# Objective:
Copy all lines of the listing that include the string "this".

Code that draws figures:
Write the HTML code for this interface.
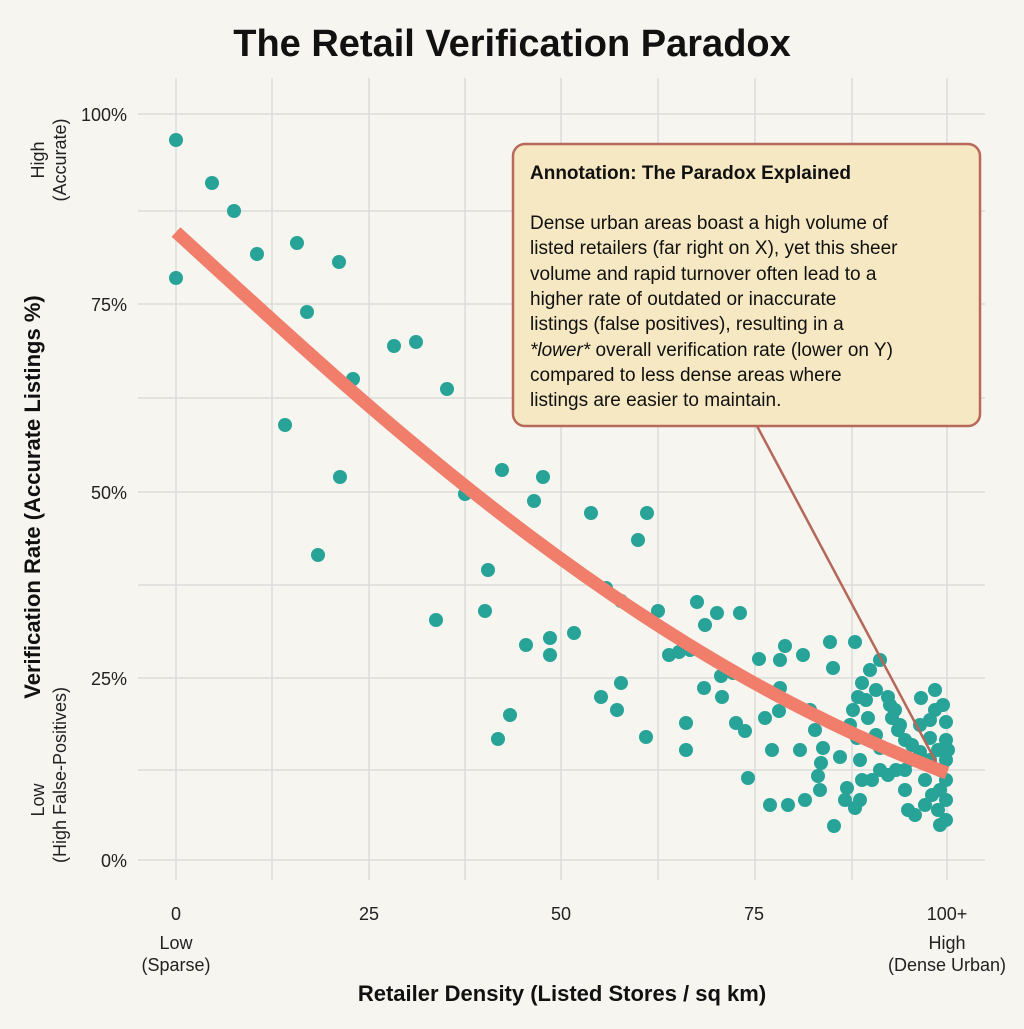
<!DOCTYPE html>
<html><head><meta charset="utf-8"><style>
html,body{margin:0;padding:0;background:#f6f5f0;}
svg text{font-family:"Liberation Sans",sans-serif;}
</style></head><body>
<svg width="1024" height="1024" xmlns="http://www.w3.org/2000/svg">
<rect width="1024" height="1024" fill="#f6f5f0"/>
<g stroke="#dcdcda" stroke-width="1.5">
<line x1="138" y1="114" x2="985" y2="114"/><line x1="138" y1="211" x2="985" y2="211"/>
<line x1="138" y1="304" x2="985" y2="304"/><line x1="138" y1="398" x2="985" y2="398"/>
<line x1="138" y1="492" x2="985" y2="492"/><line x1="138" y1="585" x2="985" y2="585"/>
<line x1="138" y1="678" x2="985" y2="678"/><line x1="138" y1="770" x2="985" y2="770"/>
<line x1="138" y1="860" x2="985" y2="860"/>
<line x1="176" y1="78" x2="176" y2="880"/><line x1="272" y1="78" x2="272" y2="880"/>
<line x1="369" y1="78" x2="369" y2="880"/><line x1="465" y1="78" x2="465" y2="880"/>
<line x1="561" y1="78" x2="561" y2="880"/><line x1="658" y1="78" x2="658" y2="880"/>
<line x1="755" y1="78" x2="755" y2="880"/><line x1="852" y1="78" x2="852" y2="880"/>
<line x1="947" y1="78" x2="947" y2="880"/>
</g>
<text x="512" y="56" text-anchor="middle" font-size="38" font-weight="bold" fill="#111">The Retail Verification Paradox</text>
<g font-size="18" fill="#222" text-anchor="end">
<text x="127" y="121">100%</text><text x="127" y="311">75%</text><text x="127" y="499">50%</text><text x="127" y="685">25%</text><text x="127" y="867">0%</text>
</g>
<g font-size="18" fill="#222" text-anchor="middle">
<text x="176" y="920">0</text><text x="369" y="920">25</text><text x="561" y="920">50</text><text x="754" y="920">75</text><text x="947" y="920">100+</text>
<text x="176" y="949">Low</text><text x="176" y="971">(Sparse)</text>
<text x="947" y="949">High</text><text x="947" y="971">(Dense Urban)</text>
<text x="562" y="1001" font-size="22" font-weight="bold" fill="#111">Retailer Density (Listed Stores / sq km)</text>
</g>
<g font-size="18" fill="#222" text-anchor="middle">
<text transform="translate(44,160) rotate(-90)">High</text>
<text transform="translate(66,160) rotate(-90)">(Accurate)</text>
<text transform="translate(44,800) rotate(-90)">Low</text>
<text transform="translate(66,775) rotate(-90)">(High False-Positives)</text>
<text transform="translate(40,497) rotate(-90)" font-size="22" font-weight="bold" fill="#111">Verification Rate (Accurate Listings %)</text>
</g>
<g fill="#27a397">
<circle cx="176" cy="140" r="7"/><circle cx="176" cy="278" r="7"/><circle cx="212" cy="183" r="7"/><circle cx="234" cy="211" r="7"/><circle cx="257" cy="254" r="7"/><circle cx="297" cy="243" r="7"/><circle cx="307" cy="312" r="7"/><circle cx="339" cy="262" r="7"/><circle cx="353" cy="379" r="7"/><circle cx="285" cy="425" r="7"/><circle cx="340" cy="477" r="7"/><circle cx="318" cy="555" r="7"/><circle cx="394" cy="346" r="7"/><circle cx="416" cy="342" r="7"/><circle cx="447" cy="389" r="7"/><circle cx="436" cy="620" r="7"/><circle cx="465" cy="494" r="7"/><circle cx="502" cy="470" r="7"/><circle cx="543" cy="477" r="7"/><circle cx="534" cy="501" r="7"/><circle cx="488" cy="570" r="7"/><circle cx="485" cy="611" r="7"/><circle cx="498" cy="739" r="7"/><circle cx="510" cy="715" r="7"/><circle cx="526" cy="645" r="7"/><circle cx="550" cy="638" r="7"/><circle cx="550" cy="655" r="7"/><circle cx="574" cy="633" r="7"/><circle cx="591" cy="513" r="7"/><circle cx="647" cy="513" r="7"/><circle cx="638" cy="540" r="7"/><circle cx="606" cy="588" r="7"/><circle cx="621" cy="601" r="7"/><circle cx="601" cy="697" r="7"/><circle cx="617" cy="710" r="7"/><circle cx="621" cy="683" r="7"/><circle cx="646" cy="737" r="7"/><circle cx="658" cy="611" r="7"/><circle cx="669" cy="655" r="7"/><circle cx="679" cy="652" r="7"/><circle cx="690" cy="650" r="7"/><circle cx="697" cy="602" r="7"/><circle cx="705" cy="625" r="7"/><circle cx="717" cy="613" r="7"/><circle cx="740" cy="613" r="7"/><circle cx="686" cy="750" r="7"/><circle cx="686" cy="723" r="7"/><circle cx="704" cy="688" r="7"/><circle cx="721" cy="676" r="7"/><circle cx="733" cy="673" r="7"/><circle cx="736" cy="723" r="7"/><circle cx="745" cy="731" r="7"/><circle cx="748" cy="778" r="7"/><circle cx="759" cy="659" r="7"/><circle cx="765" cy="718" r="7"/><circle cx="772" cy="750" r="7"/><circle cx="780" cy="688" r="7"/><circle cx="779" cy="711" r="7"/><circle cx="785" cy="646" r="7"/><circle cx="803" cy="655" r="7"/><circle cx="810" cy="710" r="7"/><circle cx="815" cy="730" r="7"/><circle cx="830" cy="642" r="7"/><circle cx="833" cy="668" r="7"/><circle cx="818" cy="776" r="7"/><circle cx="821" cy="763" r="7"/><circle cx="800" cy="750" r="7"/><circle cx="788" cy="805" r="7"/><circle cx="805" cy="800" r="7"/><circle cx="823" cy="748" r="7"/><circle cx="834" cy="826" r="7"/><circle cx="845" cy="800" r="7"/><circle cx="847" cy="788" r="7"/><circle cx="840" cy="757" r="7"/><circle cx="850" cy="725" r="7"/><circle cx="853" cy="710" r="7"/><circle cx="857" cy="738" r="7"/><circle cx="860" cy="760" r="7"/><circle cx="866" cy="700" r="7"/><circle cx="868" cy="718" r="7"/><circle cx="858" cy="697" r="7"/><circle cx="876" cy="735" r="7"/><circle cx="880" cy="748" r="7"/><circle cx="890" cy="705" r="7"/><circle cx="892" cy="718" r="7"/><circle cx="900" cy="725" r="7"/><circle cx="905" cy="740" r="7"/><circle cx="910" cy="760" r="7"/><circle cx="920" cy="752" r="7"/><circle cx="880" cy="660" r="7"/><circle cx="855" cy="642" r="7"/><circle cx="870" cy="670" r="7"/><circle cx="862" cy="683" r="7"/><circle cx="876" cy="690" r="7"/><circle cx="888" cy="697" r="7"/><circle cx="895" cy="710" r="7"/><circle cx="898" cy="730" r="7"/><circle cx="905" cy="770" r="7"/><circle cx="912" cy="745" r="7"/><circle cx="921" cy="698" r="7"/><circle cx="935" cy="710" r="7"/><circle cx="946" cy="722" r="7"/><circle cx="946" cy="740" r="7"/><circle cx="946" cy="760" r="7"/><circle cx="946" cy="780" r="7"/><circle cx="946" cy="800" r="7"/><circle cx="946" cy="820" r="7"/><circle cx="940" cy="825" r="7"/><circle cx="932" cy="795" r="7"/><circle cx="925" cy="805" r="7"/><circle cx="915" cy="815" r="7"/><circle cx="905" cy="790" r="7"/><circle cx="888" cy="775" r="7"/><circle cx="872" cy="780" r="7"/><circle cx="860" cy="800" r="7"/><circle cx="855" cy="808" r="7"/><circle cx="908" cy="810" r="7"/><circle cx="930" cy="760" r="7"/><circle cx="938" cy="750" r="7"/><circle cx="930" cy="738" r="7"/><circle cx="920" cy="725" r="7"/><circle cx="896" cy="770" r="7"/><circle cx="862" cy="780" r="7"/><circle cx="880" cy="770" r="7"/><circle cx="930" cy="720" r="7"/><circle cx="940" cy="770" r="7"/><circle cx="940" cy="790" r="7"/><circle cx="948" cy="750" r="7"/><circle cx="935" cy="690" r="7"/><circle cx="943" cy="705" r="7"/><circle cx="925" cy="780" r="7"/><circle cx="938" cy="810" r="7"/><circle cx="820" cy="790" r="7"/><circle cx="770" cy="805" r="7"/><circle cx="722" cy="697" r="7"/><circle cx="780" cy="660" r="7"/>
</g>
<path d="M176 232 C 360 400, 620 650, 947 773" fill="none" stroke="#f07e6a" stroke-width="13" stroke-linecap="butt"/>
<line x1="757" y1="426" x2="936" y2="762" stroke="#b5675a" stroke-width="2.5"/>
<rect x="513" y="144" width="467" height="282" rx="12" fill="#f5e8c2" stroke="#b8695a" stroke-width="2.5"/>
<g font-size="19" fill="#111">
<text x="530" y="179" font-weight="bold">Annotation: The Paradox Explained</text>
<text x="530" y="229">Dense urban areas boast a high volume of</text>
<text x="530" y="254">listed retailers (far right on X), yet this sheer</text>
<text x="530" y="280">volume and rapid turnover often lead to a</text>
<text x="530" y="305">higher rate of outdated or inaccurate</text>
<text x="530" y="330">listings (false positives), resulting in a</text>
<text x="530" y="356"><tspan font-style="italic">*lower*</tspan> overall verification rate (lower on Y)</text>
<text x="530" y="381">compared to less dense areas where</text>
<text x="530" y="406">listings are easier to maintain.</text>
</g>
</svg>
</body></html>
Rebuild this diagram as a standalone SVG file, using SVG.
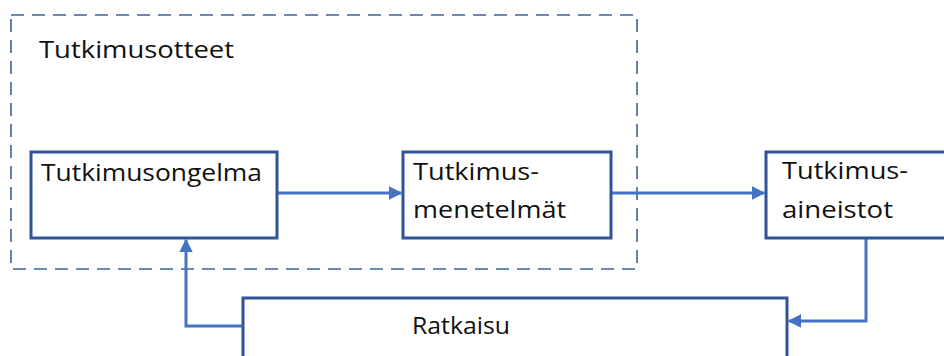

# Task response:
Write the HTML code for this interface.
<text x="530" y="254">listed retailers (far right on X), yet this sheer</text>
Rebuild this diagram as a standalone SVG file, using SVG.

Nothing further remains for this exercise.